Si l'on en croit les plus récents sondages, des élections fédérales tenues cet automne reporteraient au pouvoir le Parti conservateur, apparemmement avec une majorité de sièges. Et cette majorité serait acquise sans gains substantiels au Québec. Ce serait la première fois depuis 1917 qu'un parti fédéral obtient la majorité des sièges à la Chambre des communes en ne comptant qu'une poignée de députés venant du Québec.

On pourrait refuser d'envisager un tel scénario sous prétexte qu'il ne s'agit pour l'instant que de politique-fiction. On ferait là une grande erreur. Car si les choses se passent ainsi, ce sera l'équivalent d'un tremblement de terre dans le monde politique canadien.

 

Depuis la fondation de la Fédération, le Québec a toujours joui d'une influence déterminante sur la politique fédérale. Les libéraux ont longtemps dominé grâce à leurs forts appuis au Québec. Lorsque les conservateurs ont pris le pouvoir, c'est parce qu'ils avaient réussi à séduire, temporairement, l'électorat québécois.

S'il s'avérait qu'un parti fédéral puisse l'emporter sans assises solides dans la province distincte, certains politiciens et stratèges canadiens-anglais concluront qu'un des principaux axiomes de la politique fédérale est bon pour la poubelle. Ce pourrait être le début d'une marginalisation nuisible au Québec et, quoi qu'en pensent ces personnes, néfaste pour le Canada tout entier.

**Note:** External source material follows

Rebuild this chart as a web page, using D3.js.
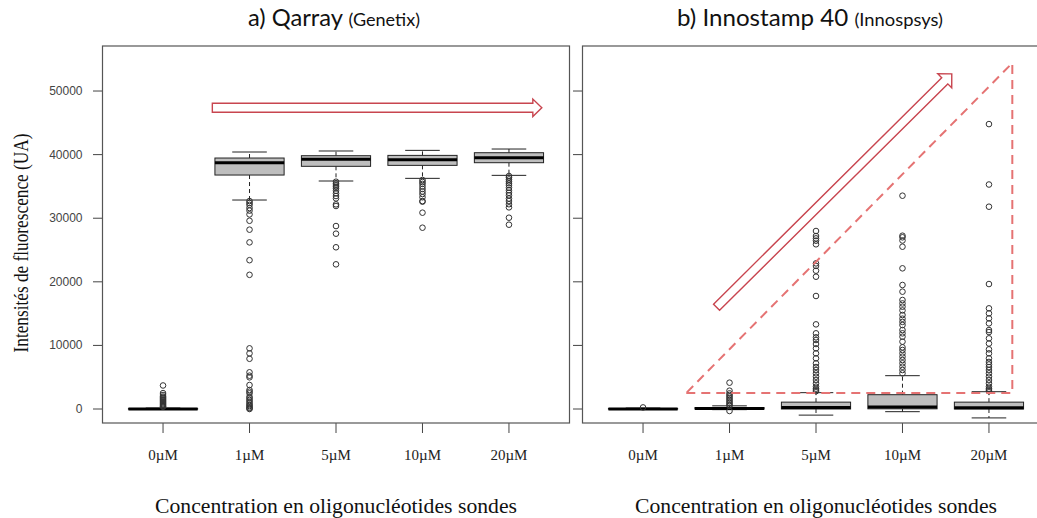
<!DOCTYPE html>
<html>
<head>
<meta charset="utf-8">
<script src="https://cdn.jsdelivr.net/npm/d3@7/dist/d3.min.js"></script>
<style>
  body { margin: 0; background: #fff; }
  svg { display: block; }
</style>
</head>
<body>
<div id="vis"></div>
<script>
var categories = ["0µM", "1µM", "5µM", "10µM", "20µM"];

// a) Qarray
var qarrayLow    = [-40, 32860, 35850, 36270, 36740];
var qarrayQ1     = [0, 36790, 38160, 38310, 38730];
var qarrayMedian = [20, 38730, 39260, 39200, 39510];
var qarrayQ3     = [60, 39465, 39830, 39880, 40300];
var qarrayHigh   = [150, 40410, 40570, 40670, 40880];
var qarrayOut = [
  [3700, 2500, 2200, 1950, 1800, 1650, 1500, 1350, 1200, 1050, 900, 750, 600, 450, 350],
  [32700, 32400, 32100, 31600, 31200, 30600, 29600, 28200, 26200, 23400, 21100,
   9540, 8750, 7900, 5770, 5240, 4980, 3770, 2990, 2720, 2460, 1940, 1700, 1420, 1150, 890, 650, 470, 250, 110, 0],
  [35740, 35480, 35220, 34950, 34700, 34320, 33910, 33490, 33120, 32180, 31920, 28770, 27570, 25430, 22750],
  [36010, 35700, 35400, 35000, 34600, 34200, 33800, 33300, 32700, 32600, 30870, 28510],
  [36640, 36400, 36100, 35800, 35500, 35200, 34800, 34400, 34000, 33600, 33100, 32700, 32200, 31710, 30080, 28980]
];

// b) Innostamp 40
var innoLow    = [-60, -100, -960, -420, -1400];
var innoQ1     = [0, 0, 0, 30, 0];
var innoMedian = [20, 80, 230, 300, 210];
var innoQ3     = [70, 220, 1080, 2250, 1080];
var innoHigh   = [150, 500, 2570, 5240, 2720];
var innoOut = [
  [250],
  [4140, 2880, 2460, 2200, 1950, 1700, 1450, 1200, 950, 700, 500, -310],
  [27990, 27200, 26830, 26470, 25900, 22900, 22500, 21750, 20800, 17770, 13310, 11900, 11270, 10850, 10220,
   9540, 8750, 7970, 7180, 6600, 6130, 5610, 5080, 4560, 4040, 3510, 3200, 2990, 2800],
  [33540, 27250, 27000, 26500, 25520, 22120, 19500, 18450, 17140, 16600, 16090, 15500, 14780, 14200, 13700,
   13200, 12420, 11900, 11370, 10590, 9700, 9280, 8750, 8230, 7700, 7180, 6650, 6130, 5610],
  [44800, 35300, 31810, 19650, 15830, 15040, 14250, 13470, 12420, 12100, 11110, 10300, 9380, 8750, 7970,
   7400, 7000, 6600, 6130, 5610, 5080, 4560, 4040, 3510, 3200, 2990, 2800]
];

var yTicks = [0, 10000, 20000, 30000, 40000, 50000];

// annotations, in (category position, value) units
var flatArrow = [[1.57, 47360], [5.38, 47360]];
var riseArrow = [[1.85, 16000], [4.57, 52700]];
var dashedTriangle = [[1.50, 2520], [5.27, 2520], [5.27, 54400]];

var W = 1037, H = 518;
var svg = d3.select("#vis").append("svg")
  .attr("width", W).attr("height", H);

var y = d3.scaleLinear().domain([-2200, 57080]).range([423, 46]);

var panels = [
  { left: 102.5, title: "a) Qarray", sub: "(Genetix)", labels: true, titleW: 172, titleDx: -2,
    low: qarrayLow, q1: qarrayQ1, med: qarrayMedian, q3: qarrayQ3, high: qarrayHigh, out: qarrayOut },
  { left: 582.5, title: "b) Innostamp 40", sub: "(Innospsys)", labels: false, titleW: 266, titleDx: -6,
    low: innoLow, q1: innoQ1, med: innoMedian, q3: innoQ3, high: innoHigh, out: innoOut }
];

function arrowPath(p0, p1, w, hw, hl) {
  var dx = p1[0] - p0[0], dy = p1[1] - p0[1];
  var len = Math.sqrt(dx * dx + dy * dy);
  var ux = dx / len, uy = dy / len, nx = -uy, ny = ux;
  var bx = p1[0] - ux * hl, by = p1[1] - uy * hl;
  var pts = [
    [p0[0] + nx * w, p0[1] + ny * w],
    [bx + nx * w, by + ny * w],
    [bx + nx * hw, by + ny * hw],
    [p1[0], p1[1]],
    [bx - nx * hw, by - ny * hw],
    [bx - nx * w, by - ny * w],
    [p0[0] - nx * w, p0[1] - ny * w]
  ];
  return "M" + pts.map(function(p) { return p[0] + "," + p[1]; }).join("L") + "Z";
}

panels.forEach(function(p, pi) {
  var x = d3.scaleLinear().domain([0.3, 5.7]).range([p.left, p.left + 467]);
  var g = svg.append("g");
  var bw = x(1.4) - x(1);   // half box width
  var cw = x(1.2) - x(1);   // half cap width

  // y ticks
  g.selectAll(".ytick").data(yTicks).enter().append("line")
    .attr("x1", p.left - 9.5).attr("x2", p.left)
    .attr("y1", function(d) { return y(d); })
    .attr("y2", function(d) { return y(d); })
    .attr("stroke", "#444").attr("stroke-width", 1);
  if (p.labels) {
    g.selectAll(".ylab").data(yTicks).enter().append("text")
      .attr("x", p.left - 20).attr("y", function(d) { return y(d) + 4; })
      .attr("text-anchor", "end")
      .attr("font-family", "Liberation Sans, Arial, sans-serif")
      .attr("font-size", 12).attr("fill", "#444")
      .text(function(d) { return d; });
  }

  // x ticks + labels
  g.selectAll(".xtick").data(categories).enter().append("line")
    .attr("x1", function(d, i) { return x(i + 1); })
    .attr("x2", function(d, i) { return x(i + 1); })
    .attr("y1", 423).attr("y2", 433)
    .attr("stroke", "#444");
  g.selectAll(".xlab").data(categories).enter().append("text")
    .attr("x", function(d, i) { return x(i + 1); })
    .attr("y", 460)
    .attr("text-anchor", "middle")
    .attr("font-family", "Liberation Serif, Times New Roman, serif")
    .attr("font-size", 15).attr("fill", "#222")
    .text(function(d) { return d; });

  // boxes
  categories.forEach(function(c, i) {
    var cx = x(i + 1);
    var bg = g.append("g");
    bg.append("line").attr("x1", cx).attr("x2", cx)
      .attr("y1", y(p.q3[i])).attr("y2", y(p.high[i]))
      .attr("stroke", "#222").attr("stroke-dasharray", "4,3");
    bg.append("line").attr("x1", cx).attr("x2", cx)
      .attr("y1", y(p.q1[i])).attr("y2", y(p.low[i]))
      .attr("stroke", "#222").attr("stroke-dasharray", "4,3");
    [p.high[i], p.low[i]].forEach(function(v) {
      bg.append("line").attr("x1", cx - cw).attr("x2", cx + cw)
        .attr("y1", y(v)).attr("y2", y(v)).attr("stroke", "#222");
    });
    bg.append("rect")
      .attr("x", cx - bw).attr("width", 2 * bw)
      .attr("y", y(p.q3[i])).attr("height", Math.max(0.5, y(p.q1[i]) - y(p.q3[i])))
      .attr("fill", "#bebebe").attr("stroke", "#222").attr("stroke-width", 1);
    bg.append("line").attr("x1", cx - bw).attr("x2", cx + bw)
      .attr("y1", y(p.med[i])).attr("y2", y(p.med[i]))
      .attr("stroke", "#000").attr("stroke-width", 3);
    bg.selectAll("circle").data(p.out[i]).enter().append("circle")
      .attr("cx", cx).attr("cy", function(d) { return y(d); })
      .attr("r", 2.8).attr("fill", "none")
      .attr("stroke", "#333").attr("stroke-width", 1);
  });

  // frame
  g.append("rect").attr("x", p.left).attr("y", 46)
    .attr("width", 467).attr("height", 377)
    .attr("fill", "none").attr("stroke", "#555").attr("stroke-width", 1.2);

  // title
  var cxp = p.left + 233.5;
  var t = g.append("text").attr("x", cxp + p.titleDx).attr("y", 26)
    .attr("text-anchor", "middle")
    .attr("font-family", "Lato, Open Sans, sans-serif").attr("fill", "#111")
    .attr("textLength", p.titleW).attr("lengthAdjust", "spacingAndGlyphs");
  t.append("tspan").attr("font-size", 23).text(p.title + " ");
  t.append("tspan").attr("font-size", 17.5).text(p.sub);

  // x title
  g.append("text").attr("x", cxp).attr("y", 513)
    .attr("text-anchor", "middle")
    .attr("font-family", "Liberation Serif, Times New Roman, serif")
    .attr("font-size", 20).attr("fill", "#111")
    .attr("textLength", 362).attr("lengthAdjust", "spacingAndGlyphs")
    .text("Concentration en oligonucléotides sondes");

  // annotations
  var px = function(pt) { return [x(pt[0]), y(pt[1])]; };
  if (pi === 0) {
    g.append("path").attr("d", arrowPath(px(flatArrow[0]), px(flatArrow[1]), 4.5, 8.7, 9))
      .attr("fill", "#fff").attr("stroke", "#c8454f").attr("stroke-width", 1.4);
  } else {
    g.append("path").attr("d", arrowPath(px(riseArrow[0]), px(riseArrow[1]), 4.3, 9.9, 9.9))
      .attr("fill", "#fff").attr("stroke", "#c8454f").attr("stroke-width", 1.4);
    g.append("path")
      .attr("d", "M" + dashedTriangle.map(function(d) { return px(d).join(","); }).join("L") + "Z")
      .attr("fill", "none").attr("stroke", "#e57373").attr("stroke-width", 2)
      .attr("stroke-dasharray", "9,6");
  }
});

// y axis title
svg.append("text")
  .attr("transform", "translate(28,243) rotate(-90)")
  .attr("text-anchor", "middle")
  .attr("font-family", "Liberation Serif, Times New Roman, serif")
  .attr("font-size", 20).attr("fill", "#111")
  .attr("textLength", 219).attr("lengthAdjust", "spacingAndGlyphs")
  .text("Intensités de fluorescence (UA)");
</script>
</body>
</html>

Aux yeux des indépendantistes, il s'agirait d'un scénario de rêve. La diminution du poids politique du Québec, qu'ils annoncent comme inexorable, se verrait confirmée. Les souverainistes pourraient désormais affirmer, preuve à l'appui, que le gouvernement du Canada n'est pas celui des Québécois.

Il y aurait là une bonne dose de fumisterie. Le Bloc québécois n'a-t-il pas, depuis le début de son existence, soutenu que le «vrai pouvoir» se trouvait dans l'opposition? Pourquoi M. Duceppe déplorerait-il tout à coup la faiblesse de la représentation du Québec autour de la table du cabinet?

Quoi qu'il en soit, l'élection d'un gouvernement majoritaire sans appuis significatifs au Québec constituerait une étape de plus dans l'évolution de la relation Québec-Canada vers une sorte d'indifférence-association. La structure fédérale serait maintenue, mais elle serait vidée de son esprit, de son idéal. Elle s'en trouverait plus fragile que jamais.

Plus que tout autre courant, ce sont les fédéralistes québécois qui devraient se pencher sur les conséquences d'un tel scénario. Malgré les sondages qui lui sont pour l'instant favorables, c'est un courant politique moralement et intellectuellement affaibli; pensons seulement au nombre de fédéralistes qui n'osent plus s'affirmer comme tels...

C'est sur leurs épaules que reposerait la responsabilité de convaincre les partis fédéraux de ne pas ignorer le Québec. Et dès maintenant, il leur faut persuader les Québécois qu'il vaut mieux réinvestir le niveau fédéral plutôt que pousser à son paroxysme la politique de la chaise vide.

Et il y en a pour croire que le débat sur l'avenir politique du Québec est chose dépassée!